SUPERIOR COURT OF NEW JERSEY APPELLATE DIVISION
Jun 16, 2016
DOCKET NO. A-0350-14T4 (App. Div. Jun. 16, 2016)

Opinion

DOCKET NO. A-0350-14T4

06-16-2016

NEW JERSEY DIVISION OF CHILD PROTECTION AND PERMANENCY, Plaintiff-Respondent, v. M.D., Defendant-Appellant, and L.C., Defendant. IN THE MATTER OF A.D., a minor.

Joseph E. Krakora, Public Defender, attorney for appellant (Anthony N. Barbieri, Designated Counsel, on the brief). Robert Lougy, Acting Attorney General, attorney for respondent (Andrea M. Silkowitz, Assistant Attorney General, of counsel; Ashley L. Davidow, Deputy Attorney General, on the brief). Joseph E. Krakora, Public Defender, Law Guardian, attorney for minor A.D. (Karen A. Lodeserto, Designated Counsel, on the brief).


RECORD IMPOUNDED

NOT FOR PUBLICATION WITHOUT THE APPROVAL OF THE APPELLATE DIVISION Before Judges Reisner and Hoffman. On appeal from Superior Court of New Jersey, Chancery Division, Family Part, Atlantic County, Docket No. FN-01-27-14. Joseph E. Krakora, Public Defender, attorney for appellant (Anthony N. Barbieri, Designated Counsel, on the brief). Robert Lougy, Acting Attorney General, attorney for respondent (Andrea M. Silkowitz, Assistant Attorney General, of counsel; Ashley L. Davidow, Deputy Attorney General, on the brief).

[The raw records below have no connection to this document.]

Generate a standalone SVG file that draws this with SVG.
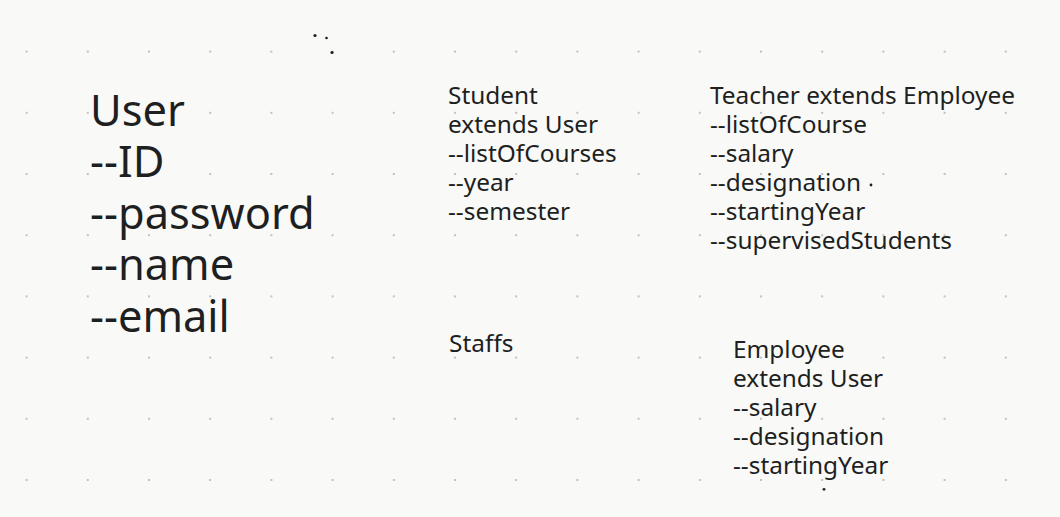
<svg xmlns="http://www.w3.org/2000/svg" width="1060" height="517" viewBox="0 0 1060 517">
  <defs>
    <pattern id="grid" x="26.6" y="51.6" width="61.2" height="61.2" patternUnits="userSpaceOnUse">
      <circle cx="0" cy="0" r="1.1" fill="#b4b4b4"/>
      <circle cx="61.2" cy="0" r="1.1" fill="#b4b4b4"/>
      <circle cx="0" cy="61.2" r="1.1" fill="#b4b4b4"/>
      <circle cx="61.2" cy="61.2" r="1.1" fill="#b4b4b4"/>
    </pattern>
  </defs>
  <style>
    text { font-family: "Noto Sans", "Open Sans", sans-serif; fill: #1d1f21; }
    .big { font-size: 43.4px; }
    .med { font-size: 24.4px; }
    .speck { fill: #1d1f21; }
  </style>
  <rect width="1060" height="517" fill="#f9f9f8"/>
  <rect width="1060" height="517" fill="url(#grid)"/>
  <g id="specks">
    <circle class="speck" cx="315" cy="35.5" r="1.6"/>
    <circle class="speck" cx="326.5" cy="38" r="1.3"/>
    <circle class="speck" cx="332" cy="52.5" r="1.6"/>
    <circle class="speck" cx="871" cy="185" r="1.4"/>
    <circle class="speck" cx="824" cy="489.3" r="1.4"/>
  </g>
  <g id="user">
    <text class="big">
      <tspan x="90" y="126">User</tspan>
      <tspan x="90" y="177.4">--ID</tspan>
      <tspan x="90" y="228.8">--password</tspan>
      <tspan x="90" y="280.2">--name</tspan>
      <tspan x="90" y="331.6">--email</tspan>
    </text>
  </g>
  <g id="student">
    <text class="med">
      <tspan x="448" y="103.5">Student</tspan>
      <tspan x="448" y="132.5">extends User</tspan>
      <tspan x="448" y="161.5">--listOfCourses</tspan>
      <tspan x="448" y="190.5">--year</tspan>
      <tspan x="448" y="219.5">--semester</tspan>
    </text>
  </g>
  <g id="teacher">
    <text class="med">
      <tspan x="710" y="103.5">Teacher extends Employee</tspan>
      <tspan x="710" y="132.5">--listOfCourse</tspan>
      <tspan x="710" y="161.5">--salary</tspan>
      <tspan x="710" y="190.5">--designation</tspan>
      <tspan x="710" y="219.5">--startingYear</tspan>
      <tspan x="710" y="248.5">--supervisedStudents</tspan>
    </text>
  </g>
  <g id="staffs">
    <text class="med" x="449" y="352">Staffs</text>
  </g>
  <g id="employee">
    <text class="med">
      <tspan x="733" y="358">Employee</tspan>
      <tspan x="733" y="387">extends User</tspan>
      <tspan x="733" y="416">--salary</tspan>
      <tspan x="733" y="445">--designation</tspan>
      <tspan x="733" y="474">--startingYear</tspan>
    </text>
  </g>
  <g id="connectors"/>
</svg>
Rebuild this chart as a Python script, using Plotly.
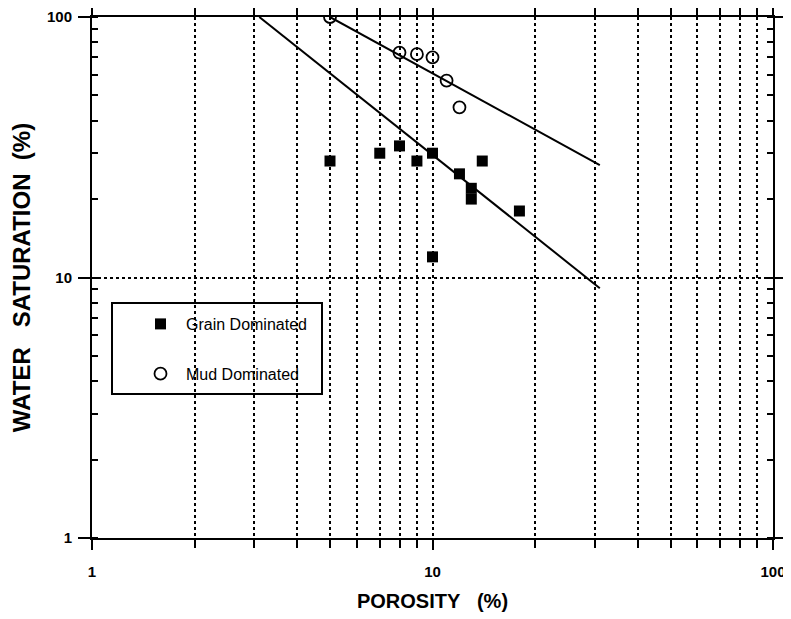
import plotly.graph_objects as go

# --- data ---
grain_porosity = [5, 7, 8, 9, 10, 10, 12, 13, 13, 14, 18]
grain_sw = [28, 30, 32, 28, 30, 12, 25, 22, 20, 28, 18]

mud_porosity = [5, 8, 9, 10, 11, 12]
mud_sw = [100, 73, 72, 70, 57, 45]

grain_fit_x = [3.1, 31]
grain_fit_y = [100, 9.1]
mud_fit_x = [5, 31]
mud_fit_y = [100, 27]

x_tickvals = [1, 10, 100]
x_ticktext = ["<b>1</b>", "<b>10</b>", "<b>100</b>"]
y_tickvals = [1, 10, 100]
y_ticktext = ["<b>1</b>", "<b>10</b>", "<b>100</b>"]

fig = go.Figure()

fig.add_trace(go.Scatter(x=grain_fit_x, y=grain_fit_y, mode="lines",
                         line=dict(color="black", width=2), showlegend=False,
                         hoverinfo="skip"))
fig.add_trace(go.Scatter(x=mud_fit_x, y=mud_fit_y, mode="lines",
                         line=dict(color="black", width=2), showlegend=False,
                         hoverinfo="skip"))

fig.add_trace(go.Scatter(x=grain_porosity, y=grain_sw, mode="markers",
                         name="Grain Dominated", legendgroup="g",
                         marker=dict(symbol="square", size=11, color="black",
                                     line=dict(color="black", width=0))))
fig.add_trace(go.Scatter(x=mud_porosity, y=mud_sw, mode="markers",
                         name="Mud Dominated", legendgroup="m",
                         marker=dict(symbol="circle-open", size=12, color="black",
                                     line=dict(color="black", width=1.8))))

# page body has an 8px default margin; the figure is laid out in page pixels
OFF = 8
W, H = 791 - OFF, 619 - OFF
L, T = 92 - OFF, 17 - OFF
R = W - (773 - OFF)
B = H - (538 - OFF)
pw, ph = W - L - R, H - T - B

def px(xp):
    return (xp - OFF - L) / pw

def py(yp):
    return (H - B - (yp - OFF)) / ph

# legend frame
fig.add_shape(type="rect", xref="paper", yref="paper",
              x0=px(112), x1=px(322), y0=py(394), y1=py(303),
              line=dict(color="black", width=2), fillcolor="rgba(0,0,0,0)",
              layer="above")

axis_font = dict(family="Liberation Sans, Arial, sans-serif", size=15, color="black")

fig.update_xaxes(
    type="log", range=[0, 2], automargin=False,
    tickvals=x_tickvals, ticktext=x_ticktext,
    ticks="outside", ticklen=10, tickwidth=1.5, tickcolor="black",
    ticklabelstandoff=9,
    showline=True, linewidth=2, linecolor="black", mirror="allticks",
    showgrid=True, gridcolor="black", gridwidth=1.5, griddash="dot",
    minor=dict(dtick="D1", ticks="outside", ticklen=8, tickwidth=1.5, tickcolor="black",
               showgrid=True, gridcolor="black", gridwidth=1.5, griddash="dot"),
    tickfont=axis_font, zeroline=False,
    title=dict(text="<b>POROSITY&nbsp;&nbsp;&nbsp;(%)</b>", standoff=15,
               font=dict(family="Liberation Sans, Arial, sans-serif", size=20, color="black")),
)
fig.update_yaxes(
    type="log", range=[0, 2], automargin=False,
    tickvals=y_tickvals, ticktext=y_ticktext,
    ticks="outside", ticklen=12, tickwidth=1.5, tickcolor="black",
    ticklabelstandoff=3,
    showline=True, linewidth=2, linecolor="black", mirror="allticks",
    showgrid=True, gridcolor="black", gridwidth=1.5, griddash="dot",
    minor=dict(dtick="D1", ticks="inside", ticklen=6, tickwidth=1.5, tickcolor="black",
               showgrid=False),
    tickfont=axis_font, zeroline=False,
    title=dict(text="<b>WATER&nbsp;&nbsp;&nbsp;SATURATION&nbsp;&nbsp;(%)</b>", standoff=22,
               font=dict(family="Liberation Sans, Arial, sans-serif", size=24, color="black")),
)

fig.update_layout(
    width=W, height=H,
    margin=dict(l=L, r=R, t=T, b=B),
    paper_bgcolor="white", plot_bgcolor="white",
    showlegend=True,
    legend=dict(x=px(135), y=py(307), xanchor="left", yanchor="top",
                bgcolor="rgba(0,0,0,0)", borderwidth=0, itemwidth=41,
                traceorder="grouped", tracegroupgap=26,
                font=dict(family="Liberation Sans, Arial, sans-serif", size=16, color="black")),
)

fig.write_html("out.html")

Joseph E. Krakora, Public Defender, Law Guardian, attorney for minor A.D. (Karen A. Lodeserto, Designated Counsel, on the brief). PER CURIAM

Defendant M.D. appeals from a July 24, 2014 order terminating litigation by the Division of Child Protection and Permanency (Division) under the auspices of N.J.S.A. 30:14C-12, which authorizes court supervision of a family in need of services from the Division. We affirm.

I

We glean the following facts from the record. As of April 14, 2010, defendant and L.C. (the mother), who were never married to each other, had joint custody of their daughter A.D. (the child) pursuant to an order entered under an FD docket. See N.J. Dept. of Children and Families v. I.S., 214 N.J. 8, 22 n.3 (2013) (explaining the Family Part docketing system). As recited in the 2010 order, by agreement of the parties, the mother was the parent of primary residence and defendant was the parent of alternate residence, with parenting time being "equally split between the parties."

The Division did not present any legally competent evidence at any of the hearings on the Title 9 or Title 30 hearings. The Division and Law Guardian have cited to the Division's verified complaint as though it constituted evidence of the facts cited therein, even though it was certified on the affiant's "knowledge, information and belief." We have not considered any of the allegations in the complaint for their truth, but only for the fact that the allegations were made. Nonetheless, the critical evidence of defendant's persistent substance abuse problem is undisputed on this record.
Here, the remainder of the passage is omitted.